All of which, of course, we observed wryly and then moved on to another ice cream, another ride, another evening of excessive drinking and talking bollocks late into the night about urban pursuits unknown to the locals, spending our money at supermarkets that will spirit most of it away, and basically having a jolly old time.
April 9, 2009
Kajagoogoo are the most important thing to happen in British music since The Beatles.
April 8, 2009
Departure Vector 3
Although Professor Dolphin has a reputation as a bit of a tough cookie she was pretty much sweetness and light in my viva yesterday. At just over half an hour it wasn't quite as swift as Saad's a couple of weeks back, but gratifyingly short and trouble-free all the same. Another little hurdle jumped. Now I just need some results.
Anyway, I'm off to the island once again, for a couple of days cycling, weather permitting, or just hanging out if things are too inclement. Early April was always going to be a gamble, although today's previously forecast heavy rain has shown up instead as bright sunshine, so who knows?
I'll be back in time for Doctor Who...
April 1, 2009
Another month, another failure to blog.
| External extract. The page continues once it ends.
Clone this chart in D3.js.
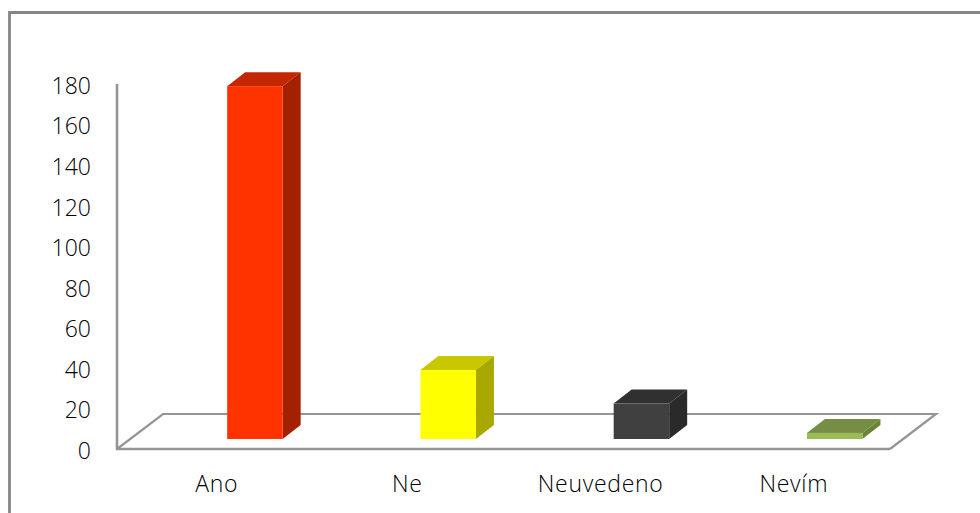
<!DOCTYPE html>
<html>
<head>
<meta charset="utf-8">
<script src="https://cdn.jsdelivr.net/npm/d3@7"></script>
<style>
  html, body { margin: 0; padding: 0; background: #fff; }
  svg { display: block; }
  text { font-family: "Open Sans", sans-serif; font-weight: 300; fill: #000; }
</style>
</head>
<body>
<svg id="chart" width="980" height="513"></svg>
<script>
const categories = ["Ano", "Ne", "Neuvedeno", "Nevím"];
const values = [174, 34, 17.5, 3];
const frontColors = ["#ff3300", "#ffff00", "#404040", "#9bbb59"];
const topColors = ["#c42700", "#c8c800", "#303030", "#768e44"];
const sideColors = ["#a32000", "#a8a800", "#2a2a2a", "#6a8336"];
const yTicks = [0, 20, 40, 60, 80, 100, 120, 140, 160, 180];

const svg = d3.select("#chart");
const plotLeft = 117, plotRight = 890, plotBottom = 449, plotTop = 84;
const floorDx = 46, floorDy = -35;   // depth of the floor
const barDx = 18, barDy = -14;       // depth of a bar
const barBase = plotBottom - 10;

const x = d3.scaleBand().domain(categories).range([plotLeft, plotRight]);
const y = d3.scaleLinear().domain([0, 180]).range([plotBottom, plotTop]);
const barWidth = 55.5;

// outer frame, right and bottom edges fall off the picture
svg.append("path")
  .attr("d", "M9.5,513V12.5H980")
  .attr("fill", "none")
  .attr("stroke", "#868686")
  .attr("stroke-width", 2.8);

// floor and wall
const grid = svg.append("g").attr("fill", "none").attr("stroke", "#959595");
grid.append("path")
  .attr("d", `M${plotLeft},${plotTop}V${plotBottom}H${plotRight}`)
  .attr("stroke-width", 2.6);
grid.append("path")
  .attr("d", `M${plotLeft},${plotBottom}L${plotLeft + floorDx},${plotBottom + floorDy}H${plotRight + floorDx}L${plotRight},${plotBottom}`)
  .attr("stroke-width", 2.2);

const yAxis = d3.axisLeft(y).tickValues(yTicks).tickSize(0).tickPadding(0);
const yG = svg.append("g")
  .attr("transform", "translate(91,2)")
  .call(yAxis);
yG.select(".domain").remove();
yG.attr("font-family", null).attr("font-size", null);
yG.selectAll("text").attr("font-size", 23);

// bars
const bars = svg.append("g").selectAll("g")
  .data(categories)
  .enter()
  .append("g");

const barLeft = d => x(d) + x.bandwidth() / 2 + 41.3 - barWidth / 2;
const barTop = (d, i) => barBase - (y(0) - y(values[i]));

bars.append("path")
  .attr("fill", (d, i) => topColors[i])
  .attr("d", (d, i) => {
    const x0 = barLeft(d), y0 = barTop(d, i);
    return `M${x0},${y0}l${barDx},${barDy}h${barWidth}l${-barDx},${-barDy}Z`;
  });

bars.append("path")
  .attr("fill", (d, i) => sideColors[i])
  .attr("d", (d, i) => {
    const x0 = barLeft(d) + barWidth, y0 = barTop(d, i);
    return `M${x0},${y0}l${barDx},${barDy}V${barBase + barDy}l${-barDx},${-barDy}Z`;
  });

bars.append("rect")
  .attr("x", barLeft)
  .attr("y", barTop)
  .attr("width", barWidth)
  .attr("height", (d, i) => barBase - barTop(d, i))
  .attr("fill", (d, i) => frontColors[i]);

// category labels
svg.append("g").selectAll("text")
  .data(categories)
  .enter()
  .append("text")
  .attr("x", d => x(d) + x.bandwidth() / 2 + (d === "Ano" ? 3 : 0.5))
  .attr("y", 492)
  .attr("text-anchor", "middle")
  .attr("font-size", 23)
  .attr("letter-spacing", 0.7)
  .text(d => d);
</script>
</body>
</html>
I'm not sure what's happened to my creative urges -- or my destructive ones for that matter -- but they seem not to be finding an outlet here in the way they once did.
Shame, really, because all manner of pointless bollocks has been going down, including that nexus of doublethinking idiocy, known only by a letter and number, which is convening in this fair city even as we speak. Though I still cling to the promise of Prez B-to-the-O's phantasmagoria of "change" I can't help but glower down in something proximal to despair at his administration's -- and our own's -- inability to see and grasp the opportunities of global catastrophe. What kind of clueless, hidebound, industry-stooge penis conceives of hedge fund managers as the world's guides to economic salvation? Could Tim Geithner not find enough serial killers, child molesters and used chainsaw salesmen to do the fucking job?
Despite which, I have not spent the day hurling dustbins through Starbucks franchise windows or raiding the premises of any of the arsewit banks of which I am now a de facto, though powerless, shareholder. My time manning the barricades is over, I fear. Let younger, prettier and more idealistic firebrands torch cars and go mano-a-mano with the bovine gregariousness of a senile oligarchy, while I toil fruitlessly in the ever-shrinking universe of experimental science, not even managing to learn more and more about less and less. While I, in other words, nod off during departmental seminars or, at best, bandy facile words with my charming but unthinking, Chris Moyles-listening, Jeremy Clarkson-apologist, home counties hillbilly postdoc companion around the frustratingly dysfunctional SICM rig.
If you happen to be my "friend" on notorious attention-waste Facebook, you may already have received unwanted notification of my barely-deserved loss of PubMed virginity courtesy of someone else's brief communication in the new Nature Methods. Not as much a claim to fame as this often-fallow venue, but you have to start somewhere. Even if, on current form, you may well also end there.